• [AIM]
Every record should be copied exactly, except that pictures are to be omitted.

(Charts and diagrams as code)
+ + + + + + +
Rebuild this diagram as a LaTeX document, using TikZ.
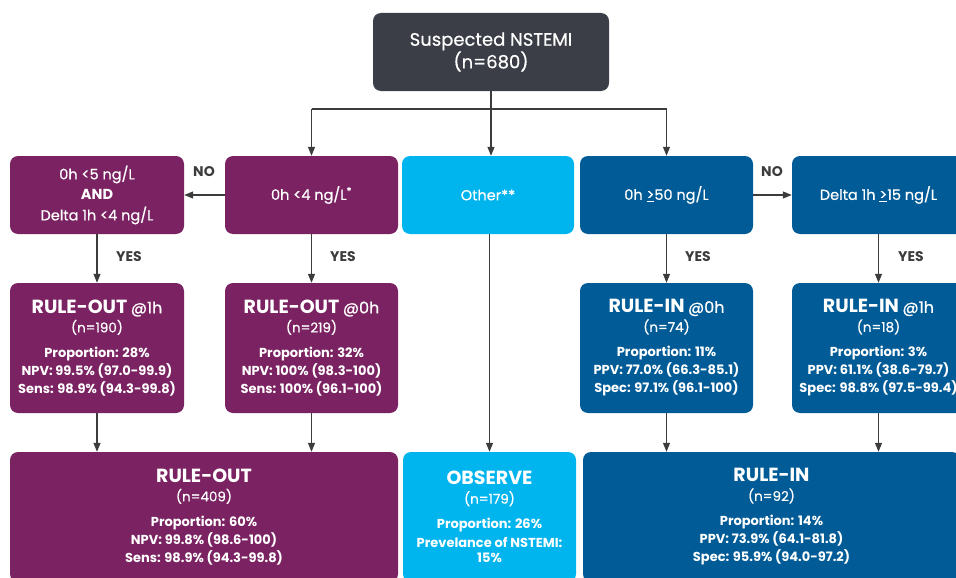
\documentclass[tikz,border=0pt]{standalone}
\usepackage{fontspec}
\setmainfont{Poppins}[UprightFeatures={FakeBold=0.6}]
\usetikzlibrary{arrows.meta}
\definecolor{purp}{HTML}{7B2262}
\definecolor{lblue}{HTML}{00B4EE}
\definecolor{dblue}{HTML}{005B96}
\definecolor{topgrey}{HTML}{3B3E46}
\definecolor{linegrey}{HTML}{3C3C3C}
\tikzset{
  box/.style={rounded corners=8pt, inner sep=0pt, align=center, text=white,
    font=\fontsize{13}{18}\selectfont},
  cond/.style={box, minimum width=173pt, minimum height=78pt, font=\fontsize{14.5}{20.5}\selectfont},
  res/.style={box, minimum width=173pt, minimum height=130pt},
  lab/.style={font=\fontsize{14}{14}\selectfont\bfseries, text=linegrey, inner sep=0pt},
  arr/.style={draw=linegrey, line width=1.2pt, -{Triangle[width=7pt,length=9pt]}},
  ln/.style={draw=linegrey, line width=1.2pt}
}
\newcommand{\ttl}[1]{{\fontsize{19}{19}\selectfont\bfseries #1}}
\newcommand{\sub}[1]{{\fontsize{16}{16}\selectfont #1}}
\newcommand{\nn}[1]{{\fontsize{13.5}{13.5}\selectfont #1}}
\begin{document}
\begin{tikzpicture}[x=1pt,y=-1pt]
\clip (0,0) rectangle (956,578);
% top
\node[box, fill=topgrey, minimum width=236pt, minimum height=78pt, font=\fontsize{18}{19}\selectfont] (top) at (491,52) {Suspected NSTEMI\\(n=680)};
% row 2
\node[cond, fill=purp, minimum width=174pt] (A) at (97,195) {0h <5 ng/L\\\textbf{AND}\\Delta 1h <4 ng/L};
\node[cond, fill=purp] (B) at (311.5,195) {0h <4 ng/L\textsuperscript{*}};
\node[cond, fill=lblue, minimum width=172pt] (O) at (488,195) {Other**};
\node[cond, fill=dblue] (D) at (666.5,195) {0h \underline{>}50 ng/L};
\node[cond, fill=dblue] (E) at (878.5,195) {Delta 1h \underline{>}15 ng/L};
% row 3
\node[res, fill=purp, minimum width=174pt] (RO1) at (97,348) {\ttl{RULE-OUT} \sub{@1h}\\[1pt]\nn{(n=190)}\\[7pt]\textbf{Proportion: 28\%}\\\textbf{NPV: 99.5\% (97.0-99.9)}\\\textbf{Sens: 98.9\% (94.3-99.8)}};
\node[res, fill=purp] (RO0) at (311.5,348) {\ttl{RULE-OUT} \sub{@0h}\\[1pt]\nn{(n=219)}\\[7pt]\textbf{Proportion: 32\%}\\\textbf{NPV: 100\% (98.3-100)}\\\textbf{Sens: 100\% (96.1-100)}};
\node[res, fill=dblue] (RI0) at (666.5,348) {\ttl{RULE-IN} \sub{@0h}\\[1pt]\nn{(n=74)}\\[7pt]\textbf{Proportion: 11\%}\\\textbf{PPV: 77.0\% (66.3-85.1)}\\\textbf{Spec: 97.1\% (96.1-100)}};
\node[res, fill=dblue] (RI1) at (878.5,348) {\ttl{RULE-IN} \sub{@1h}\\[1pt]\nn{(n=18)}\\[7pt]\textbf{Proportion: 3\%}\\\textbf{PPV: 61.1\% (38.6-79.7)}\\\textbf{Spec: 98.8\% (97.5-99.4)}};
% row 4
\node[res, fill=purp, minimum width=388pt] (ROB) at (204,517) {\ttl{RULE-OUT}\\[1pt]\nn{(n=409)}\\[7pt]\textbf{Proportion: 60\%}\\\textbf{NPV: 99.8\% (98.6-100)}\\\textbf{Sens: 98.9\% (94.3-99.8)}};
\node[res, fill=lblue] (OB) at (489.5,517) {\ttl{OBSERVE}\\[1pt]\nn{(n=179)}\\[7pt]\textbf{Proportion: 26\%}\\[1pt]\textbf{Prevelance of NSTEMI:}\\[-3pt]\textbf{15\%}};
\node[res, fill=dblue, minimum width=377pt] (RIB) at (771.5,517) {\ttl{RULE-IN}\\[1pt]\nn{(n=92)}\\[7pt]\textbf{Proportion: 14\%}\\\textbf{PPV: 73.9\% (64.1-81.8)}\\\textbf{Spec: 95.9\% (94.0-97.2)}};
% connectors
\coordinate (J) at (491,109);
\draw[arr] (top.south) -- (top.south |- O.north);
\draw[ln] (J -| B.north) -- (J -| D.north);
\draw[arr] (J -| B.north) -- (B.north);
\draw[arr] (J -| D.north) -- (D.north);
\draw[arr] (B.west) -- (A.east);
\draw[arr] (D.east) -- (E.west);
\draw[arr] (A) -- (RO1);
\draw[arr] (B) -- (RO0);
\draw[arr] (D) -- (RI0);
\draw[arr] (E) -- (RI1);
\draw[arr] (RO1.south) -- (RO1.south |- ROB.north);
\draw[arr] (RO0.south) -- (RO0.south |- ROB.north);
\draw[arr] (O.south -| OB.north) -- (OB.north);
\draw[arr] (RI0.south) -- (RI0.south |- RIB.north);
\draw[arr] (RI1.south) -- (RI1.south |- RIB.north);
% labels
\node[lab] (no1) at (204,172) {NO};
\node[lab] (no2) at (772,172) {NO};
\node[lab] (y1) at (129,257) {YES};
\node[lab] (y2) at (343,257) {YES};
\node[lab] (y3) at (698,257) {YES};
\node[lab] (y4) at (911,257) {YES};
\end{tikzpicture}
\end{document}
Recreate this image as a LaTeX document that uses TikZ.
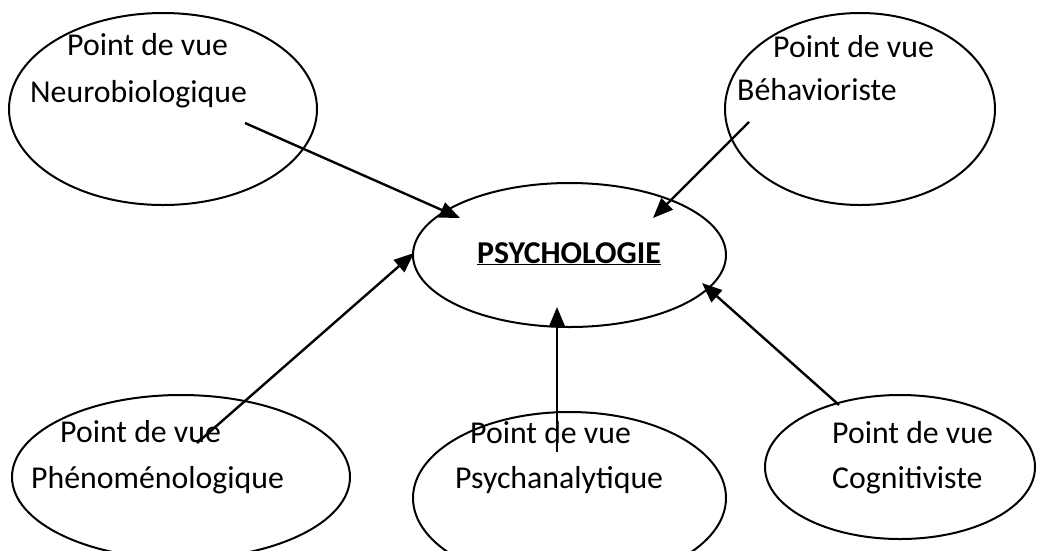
+ + + + + + +
• [ANSWER BELOW]
Rebuild this diagram as a LaTeX document, using TikZ.
\documentclass[tikz,border=0pt]{standalone}
\usepackage{fontspec}
\setmainfont{Poppins}[UprightFeatures={FakeBold=0.6}]
\usetikzlibrary{arrows.meta}
\definecolor{purp}{HTML}{7B2262}
\definecolor{lblue}{HTML}{00B4EE}
\definecolor{dblue}{HTML}{005B96}
\definecolor{topgrey}{HTML}{3B3E46}
\definecolor{linegrey}{HTML}{3C3C3C}
\tikzset{
  box/.style={rounded corners=8pt, inner sep=0pt, align=center, text=white,
    font=\fontsize{13}{18}\selectfont},
  cond/.style={box, minimum width=173pt, minimum height=78pt, font=\fontsize{14.5}{20.5}\selectfont},
  res/.style={box, minimum width=173pt, minimum height=130pt},
  lab/.style={font=\fontsize{14}{14}\selectfont\bfseries, text=linegrey, inner sep=0pt},
  arr/.style={draw=linegrey, line width=1.2pt, -{Triangle[width=7pt,length=9pt]}},
  ln/.style={draw=linegrey, line width=1.2pt}
}
\newcommand{\ttl}[1]{{\fontsize{19}{19}\selectfont\bfseries #1}}
\newcommand{\sub}[1]{{\fontsize{16}{16}\selectfont #1}}
\newcommand{\nn}[1]{{\fontsize{13.5}{13.5}\selectfont #1}}
\begin{document}
\begin{tikzpicture}[x=1pt,y=-1pt]
\clip (0,0) rectangle (956,578);
% top
\node[box, fill=topgrey, minimum width=236pt, minimum height=78pt, font=\fontsize{18}{19}\selectfont] (top) at (491,52) {Suspected NSTEMI\\(n=680)};
% row 2
\node[cond, fill=purp, minimum width=174pt] (A) at (97,195) {0h <5 ng/L\\\textbf{AND}\\Delta 1h <4 ng/L};
\node[cond, fill=purp] (B) at (311.5,195) {0h <4 ng/L\textsuperscript{*}};
\node[cond, fill=lblue, minimum width=172pt] (O) at (488,195) {Other**};
\node[cond, fill=dblue] (D) at (666.5,195) {0h \underline{>}50 ng/L};
\node[cond, fill=dblue] (E) at (878.5,195) {Delta 1h \underline{>}15 ng/L};
% row 3
\node[res, fill=purp, minimum width=174pt] (RO1) at (97,348) {\ttl{RULE-OUT} \sub{@1h}\\[1pt]\nn{(n=190)}\\[7pt]\textbf{Proportion: 28\%}\\\textbf{NPV: 99.5\% (97.0-99.9)}\\\textbf{Sens: 98.9\% (94.3-99.8)}};
\node[res, fill=purp] (RO0) at (311.5,348) {\ttl{RULE-OUT} \sub{@0h}\\[1pt]\nn{(n=219)}\\[7pt]\textbf{Proportion: 32\%}\\\textbf{NPV: 100\% (98.3-100)}\\\textbf{Sens: 100\% (96.1-100)}};
\node[res, fill=dblue] (RI0) at (666.5,348) {\ttl{RULE-IN} \sub{@0h}\\[1pt]\nn{(n=74)}\\[7pt]\textbf{Proportion: 11\%}\\\textbf{PPV: 77.0\% (66.3-85.1)}\\\textbf{Spec: 97.1\% (96.1-100)}};
\node[res, fill=dblue] (RI1) at (878.5,348) {\ttl{RULE-IN} \sub{@1h}\\[1pt]\nn{(n=18)}\\[7pt]\textbf{Proportion: 3\%}\\\textbf{PPV: 61.1\% (38.6-79.7)}\\\textbf{Spec: 98.8\% (97.5-99.4)}};
% row 4
\node[res, fill=purp, minimum width=388pt] (ROB) at (204,517) {\ttl{RULE-OUT}\\[1pt]\nn{(n=409)}\\[7pt]\textbf{Proportion: 60\%}\\\textbf{NPV: 99.8\% (98.6-100)}\\\textbf{Sens: 98.9\% (94.3-99.8)}};
\node[res, fill=lblue] (OB) at (489.5,517) {\ttl{OBSERVE}\\[1pt]\nn{(n=179)}\\[7pt]\textbf{Proportion: 26\%}\\[1pt]\textbf{Prevelance of NSTEMI:}\\[-3pt]\textbf{15\%}};
\node[res, fill=dblue, minimum width=377pt] (RIB) at (771.5,517) {\ttl{RULE-IN}\\[1pt]\nn{(n=92)}\\[7pt]\textbf{Proportion: 14\%}\\\textbf{PPV: 73.9\% (64.1-81.8)}\\\textbf{Spec: 95.9\% (94.0-97.2)}};
% connectors
\coordinate (J) at (491,109);
\draw[arr] (top.south) -- (top.south |- O.north);
\draw[ln] (J -| B.north) -- (J -| D.north);
\draw[arr] (J -| B.north) -- (B.north);
\draw[arr] (J -| D.north) -- (D.north);
\draw[arr] (B.west) -- (A.east);
\draw[arr] (D.east) -- (E.west);
\draw[arr] (A) -- (RO1);
\draw[arr] (B) -- (RO0);
\draw[arr] (D) -- (RI0);
\draw[arr] (E) -- (RI1);
\draw[arr] (RO1.south) -- (RO1.south |- ROB.north);
\draw[arr] (RO0.south) -- (RO0.south |- ROB.north);
\draw[arr] (O.south -| OB.north) -- (OB.north);
\draw[arr] (RI0.south) -- (RI0.south |- RIB.north);
\draw[arr] (RI1.south) -- (RI1.south |- RIB.north);
% labels
\node[lab] (no1) at (204,172) {NO};
\node[lab] (no2) at (772,172) {NO};
\node[lab] (y1) at (129,257) {YES};
\node[lab] (y2) at (343,257) {YES};
\node[lab] (y3) at (698,257) {YES};
\node[lab] (y4) at (911,257) {YES};
\end{tikzpicture}
\end{document}
Recreate this image as a LaTeX document that uses TikZ.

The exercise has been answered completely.